There were enormous problems, especially in the early stages when we resettled farmers and others from almost rent-free wooden squatter huts with no water, power, or modern sanitation, and therefore no utility bills, into high-rise dwellings with all these amenities but also a monthly bill to pay. It was a wrenching experience for them in personal, social, and economic terms.

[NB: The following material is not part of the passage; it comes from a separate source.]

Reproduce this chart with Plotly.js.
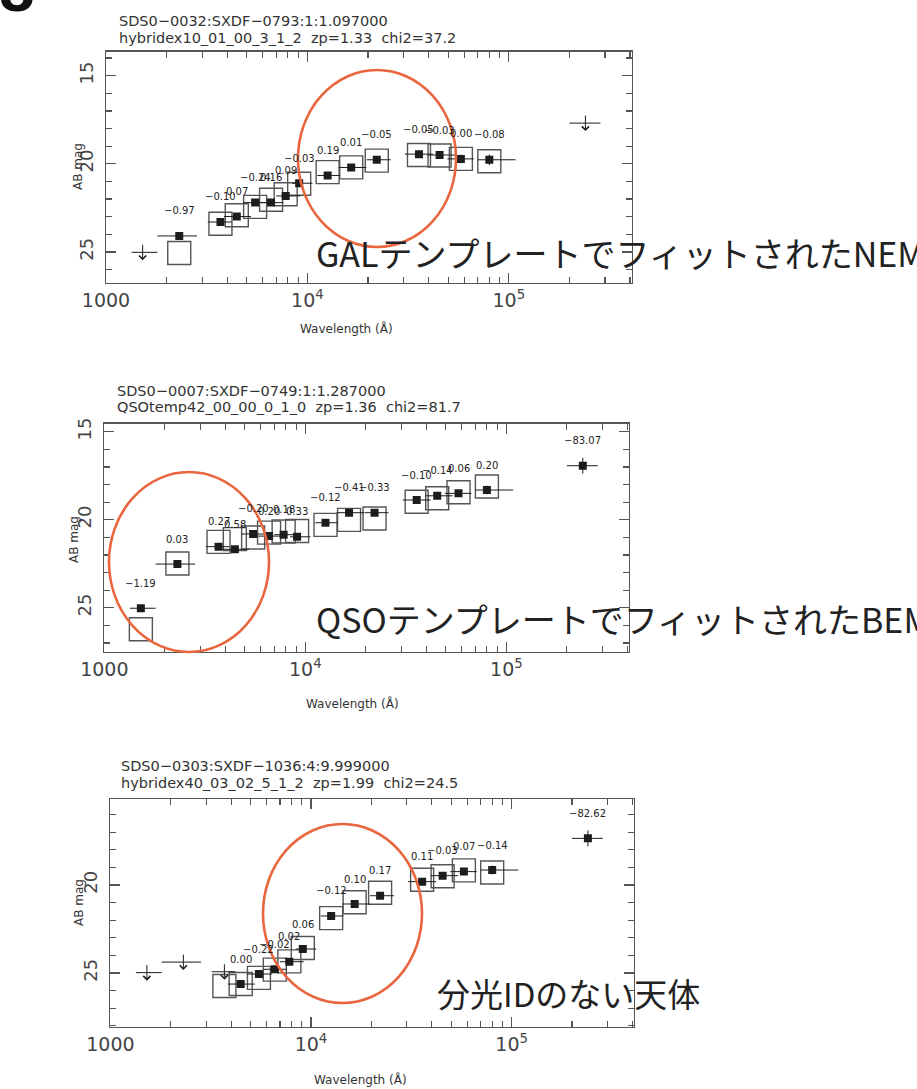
<!DOCTYPE html>
<html>
<head>
<meta charset="utf-8">
<script src="https://cdn.plot.ly/plotly-3.0.1.min.js"></script>
<style>
  html, body { margin: 0; padding: 0; background: #fff; }
  #chart { width: 917px; height: 1089px; }
</style>
</head>
<body>
<div id="chart"></div>
<script>
// Photometric bands shared by all three objects (central wavelength and filter extent, in Angstrom)
const bands    = ['FUV', 'NUV', 'u', 'B', 'V', 'Rc', "i'", "z'", 'J', 'H', 'K', 'IRAC1', 'IRAC2', 'IRAC3', 'IRAC4', 'MIPS24'];
const lambda   = [1520, 2310, 3700, 4460, 5500, 6600, 7800, 9100, 12600, 16500, 22100, 35800, 45300, 57800, 80000, 240000];
const lambdaLo = [1340, 1800, 3200, 3850, 4800, 5800, 7000, 8400, 11200, 14300, 19700, 30500, 39500, 49500, 70000, 200000];
const lambdaHi = [1800, 2830, 4200, 5250, 6400, 7600, 9200, 10600, 14500, 19600, 25900, 42000, 54000, 67000, 108000, 285000];

// Object 1: SDS0-0032 (galaxy template fit)
const obs1   = [null, 24.09, 23.30, 22.99, 22.20, 22.20, 21.82, 21.10, 20.66, 20.21, 19.77, 19.45, 19.50, 19.72, 19.77, null];
const err1   = [null, 0.15, 0.12, 0.10, 0.10, 0.10, 0.10, 0.10, 0.10, 0.10, 0.10, 0.20, 0.20, 0.25, 0.30, null];
const limit1 = [25.02, null, null, null, null, null, null, null, null, null, null, null, null, null, null, 17.69];
const model1 = [null, 25.06, 23.40, 22.92, 22.44, 22.04, 21.73, 21.13, 20.47, 20.20, 19.82, 19.50, 19.53, 19.72, 19.85, null];
const resid1 = [null, '−0.97', '−0.10', '0.07', '−0.24', '0.16', '0.09', '−0.03', '0.19', '0.01', '−0.05', '−0.05', '−0.03', '0.00', '−0.08', null];

// Object 2: SDS0-0007 (QSO template fit)
const obs2   = [25.03, 22.52, 21.53, 21.68, 20.81, 20.93, 20.85, 20.97, 20.17, 19.60, 19.60, 18.88, 18.64, 18.50, 18.31, 16.93];
const err2   = [0.15, 0.10, 0.10, 0.10, 0.10, 0.10, 0.10, 0.10, 0.10, 0.10, 0.10, 0.20, 0.20, 0.20, 0.25, 0.45];
const limit2 = [null, null, null, null, null, null, null, null, null, null, null, null, null, null, null, null];
const model2 = [26.22, 22.49, 21.26, 21.10, 21.01, 20.73, 20.67, 20.64, 20.29, 20.01, 19.93, 18.98, 18.78, 18.44, 18.11, null];
const resid2 = ['−1.19', '0.03', '0.27', '0.58', '−0.20', '0.20', '0.18', '0.33', '−0.12', '−0.41', '−0.33', '−0.10', '−0.14', '0.06', '0.20', '−83.07'];

// Object 3: SDS0-0303 (no spectroscopic ID)
const obs3   = [null, null, null, 25.63, 25.06, 24.79, 24.36, 23.64, 21.76, 21.08, 20.61, 19.81, 19.47, 19.24, 19.15, 17.35];
const err3   = [null, null, null, 0.15, 0.12, 0.12, 0.12, 0.12, 0.10, 0.10, 0.10, 0.20, 0.20, 0.20, 0.25, 0.45];
const limit3 = [24.98, 24.38, 24.93, null, null, null, null, null, null, null, null, null, null, null, null, null];
const model3 = [null, null, 25.74, 25.63, 25.28, 24.81, 24.34, 23.58, 21.88, 20.98, 20.44, 19.70, 19.50, 19.17, 19.29, null];
const resid3 = [null, null, null, '0.00', '−0.22', '−0.02', '0.02', '0.06', '−0.12', '0.10', '0.17', '0.11', '−0.03', '0.07', '−0.14', '−82.62'];

// Header lines of each panel
const head1 = ['SDS0−0032:SXDF−0793:1:1.097000', 'hybridex10_01_00_3_1_2  zp=1.33  chi2=37.2'];
const head2 = ['SDS0−0007:SXDF−0749:1:1.287000', 'QSOtemp42_00_00_0_1_0  zp=1.36  chi2=81.7'];
const head3 = ['SDS0−0303:SXDF−1036:4:9.999000', 'hybridex40_03_02_5_1_2  zp=1.99  chi2=24.5'];

// Axis ticks
const xTickVals  = [1000, 10000, 100000];
const xTickText  = ['1000', '10<sup>4</sup>', '10<sup>5</sup>'];
const xMinorVals = [2000, 3000, 4000, 5000, 6000, 7000, 8000, 9000,
                    20000, 30000, 40000, 50000, 60000, 70000, 80000, 90000,
                    200000, 300000, 400000];
const yTickVals  = [15, 20, 25];

// Callout captions
const captions = ['GALテンプレートでフィットされたNEM', 'QSOテンプレートでフィットされたBEM', '分光IDのない天体'];
const axisLabelX = 'Wavelength (Å)';
const axisLabelY = 'AB mag';

// ---------------------------------------------------------------------------
const W = 917, H = 1089;
const px = v => v / W;          // pixel column -> paper fraction
const py = v => 1 - v / H;      // pixel row    -> paper fraction

const panels = [
  { box: {l: 106, r: 631.7, t: 51.7, b: 283}, yrange: [26.76, 13.64],
    obs: obs1, err: err1, limit: limit1, model: model1, resid: resid1, head: head1,
    headPos: {x: 117, y1: 21, y2: 38}, ylab: {x: 78, y: 167}, xlab: {x: 346, y: 328},
    caption: {text: captions[0], x: 314, y: 253, size: 34},
    ring: {x0: 298, x1: 456, y0: 70, y1: 247} },
  { box: {l: 104.3, r: 629, t: 423.5, b: 651.7}, yrange: [27.5, 14.53],
    obs: obs2, err: err2, limit: limit2, model: model2, resid: resid2, head: head2,
    headPos: {x: 115, y1: 391, y2: 407}, ylab: {x: 74, y: 540}, xlab: {x: 352, y: 703},
    caption: {text: captions[1], x: 314, y: 618, size: 34},
    ring: {x0: 109, x1: 269, y0: 472, y1: 652} },
  { box: {l: 110.4, r: 634, t: 799.3, b: 1027}, yrange: [28.07, 15.13],
    obs: obs3, err: err3, limit: limit3, model: model3, resid: resid3, head: head3,
    headPos: {x: 119, y1: 766, y2: 783}, ylab: {x: 79, y: 903}, xlab: {x: 360, y: 1079},
    caption: {text: captions[2], x: 435, y: 993, size: 33},
    ring: {x0: 263, x1: 422, y0: 824, y1: 1003} }
];

const errPlus  = lambda.map((l, k) => lambdaHi[k] - l);
const errMinus = lambda.map((l, k) => l - lambdaLo[k]);

const axisColor = '#555';
const inkColor = '#1c1c1c';
const data = [];
const annotations = [];
const shapes = [];
const layout = {
  width: W, height: H,
  margin: {l: 0, r: 0, t: 0, b: 0},
  paper_bgcolor: '#fff', plot_bgcolor: '#fff',
  showlegend: false,
  font: {family: 'DejaVu Sans', color: '#333'}
};

panels.forEach((p, i) => {
  const sfx = i === 0 ? '' : String(i + 1);
  const xa = 'x' + sfx, ya = 'y' + sfx;

  layout['xaxis' + sfx] = {
    type: 'log', range: [3, 5.61],
    domain: [px(p.box.l), px(p.box.r)], anchor: ya,
    showline: true, linecolor: axisColor, linewidth: 1.3, mirror: 'allticks',
    ticks: 'inside', ticklen: 10, tickwidth: 1.2, tickcolor: axisColor,
    tickmode: 'array', tickvals: xTickVals, ticktext: xTickText,
    tickfont: {family: 'DejaVu Sans', size: 19, color: '#444'},
    minor: {tickmode: 'array', tickvals: xMinorVals, ticks: 'inside', ticklen: 6, tickwidth: 1.2, tickcolor: axisColor},
    showgrid: false, zeroline: false, fixedrange: true
  };
  layout['yaxis' + sfx] = {
    range: p.yrange,
    domain: [py(p.box.b), py(p.box.t)], anchor: xa,
    showline: true, linecolor: axisColor, linewidth: 1.3, mirror: 'allticks',
    ticks: 'inside', ticklen: 10, tickwidth: 1.2, tickcolor: axisColor,
    tickmode: 'array', tickvals: yTickVals, tickangle: -90, ticklabelstandoff: 5,
    tickfont: {family: 'DejaVu Sans', size: 18, color: '#444'},
    minor: {tickmode: 'linear', tick0: 0, dtick: 1, ticks: 'inside', ticklen: 6, tickwidth: 1.2, tickcolor: axisColor},
    showgrid: false, zeroline: false, fixedrange: true
  };

  // template magnitudes (open boxes)
  data.push({
    type: 'scatter', mode: 'markers', xaxis: xa, yaxis: ya,
    x: lambda, y: p.model,
    marker: {symbol: 'square-open', size: 23, color: '#555', line: {width: 1.4, color: '#555'}},
    hoverinfo: 'skip'
  });

  // observed magnitudes with filter width and photometric error
  data.push({
    type: 'scatter', mode: 'markers', xaxis: xa, yaxis: ya,
    x: lambda, y: p.obs,
    marker: {symbol: 'square', size: 8, color: inkColor},
    error_x: {type: 'data', symmetric: false, array: errPlus, arrayminus: errMinus, width: 0, thickness: 1, color: inkColor},
    error_y: {type: 'data', array: p.err, width: 0, thickness: 1, color: inkColor},
    hoverinfo: 'skip'
  });

  // upper limits: filter bar plus a downward arrow
  data.push({
    type: 'scatter', mode: 'markers', xaxis: xa, yaxis: ya,
    x: lambda, y: p.limit,
    marker: {symbol: 'square', size: 1, color: 'rgba(0,0,0,0)'},
    error_x: {type: 'data', symmetric: false, array: errPlus, arrayminus: errMinus, width: 0, thickness: 1, color: inkColor},
    hoverinfo: 'skip'
  });
  p.limit.forEach((m, k) => {
    if (m === null) return;
    annotations.push({
      xref: xa, yref: ya, x: Math.log10(lambda[k]), y: m,
      text: '', showarrow: true, arrowhead: 4, arrowsize: 1.4, arrowwidth: 1, arrowcolor: inkColor,
      ax: 0, ay: -17, yshift: -8, standoff: 0, startstandoff: 0
    });
  });

  // fit residual above each detection
  p.resid.forEach((t, k) => {
    if (t === null || p.obs[k] === null) return;
    annotations.push({
      xref: xa, yref: ya, x: Math.log10(lambda[k]), y: p.obs[k],
      text: t, showarrow: false, yshift: 25, xanchor: 'center', yanchor: 'middle',
      font: {family: 'DejaVu Sans', size: 10, color: '#222'}
    });
  });

  // header lines
  p.head.forEach((t, k) => {
    annotations.push({
      xref: 'paper', yref: 'paper', x: px(p.headPos.x), y: py(k === 0 ? p.headPos.y1 : p.headPos.y2),
      text: t, showarrow: false, xanchor: 'left', yanchor: 'middle',
      font: {family: 'DejaVu Sans', size: 14.5, color: '#333'}
    });
  });

  // axis captions
  annotations.push({
    xref: 'paper', yref: 'paper', x: px(p.ylab.x), y: py(p.ylab.y),
    text: axisLabelY, showarrow: false, textangle: -90, xanchor: 'center', yanchor: 'middle',
    font: {family: 'DejaVu Sans', size: 12, color: '#333'}
  });
  annotations.push({
    xref: 'paper', yref: 'paper', x: px(p.xlab.x), y: py(p.xlab.y),
    text: axisLabelX, showarrow: false, xanchor: 'center', yanchor: 'middle',
    font: {family: 'DejaVu Sans', size: 12, color: '#333'}
  });

  // Japanese callout and highlight ring
  annotations.push({
    xref: 'paper', yref: 'paper', x: px(p.caption.x), y: py(p.caption.y),
    text: p.caption.text, showarrow: false, xanchor: 'left', yanchor: 'middle',
    font: {family: 'Noto Sans CJK JP', size: p.caption.size, color: '#222'}
  });
  shapes.push({
    type: 'circle', xref: 'paper', yref: 'paper',
    x0: px(p.ring.x0), x1: px(p.ring.x1), y0: py(p.ring.y1), y1: py(p.ring.y0),
    line: {color: '#E9663F', width: 2.6}, fillcolor: 'rgba(0,0,0,0)'
  });
});

// slide number peeking in at the top-left corner
annotations.push({
  xref: 'paper', yref: 'paper', x: px(17), y: py(27),
  text: '8', showarrow: false, xanchor: 'center', yanchor: 'bottom',
  font: {family: 'Liberation Sans', size: 64, color: '#111', weight: 700}
});

layout.annotations = annotations;
layout.shapes = shapes;

Plotly.newPlot('chart', data, layout, {staticPlot: true, displayModeBar: false});
</script>
</body>
</html>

Difficult adjustments were inevitable and there were comic, even absurd, results. Several pig farmers could not bear to part with their pigs and reared them in their high-rise apartments. Some were seen coaxing their pigs up the stairs! One family, a couple with 12 children moving from a hut to a new HDB apartment at Old Airport Road, brought a dozen chickens and ducks to rear in the kitchen. The mother built a wooden gate at the kitchen entrance to stop them from entering the living room. In the evenings, the children would look for earthworms and insects at the grass patches outdoors for feed. They did this for 10 years until they moved into another apartment.
The Malays preferred to be closer to the ground. They planted vegetables around the high-rise as they used to do in their kampongs. For a long while, many Chinese, Malays, and Indians walked up the stairs instead of taking the elevators, not because they wanted the exercise but because they were afraid of elevators. There were people who continued to use kerosene lamps instead of electric bulbs Others carried on their old business as before, selling cigarettes, sweets, and sundry goods from their front rooms on the ground floor. They all suffered from culture shock.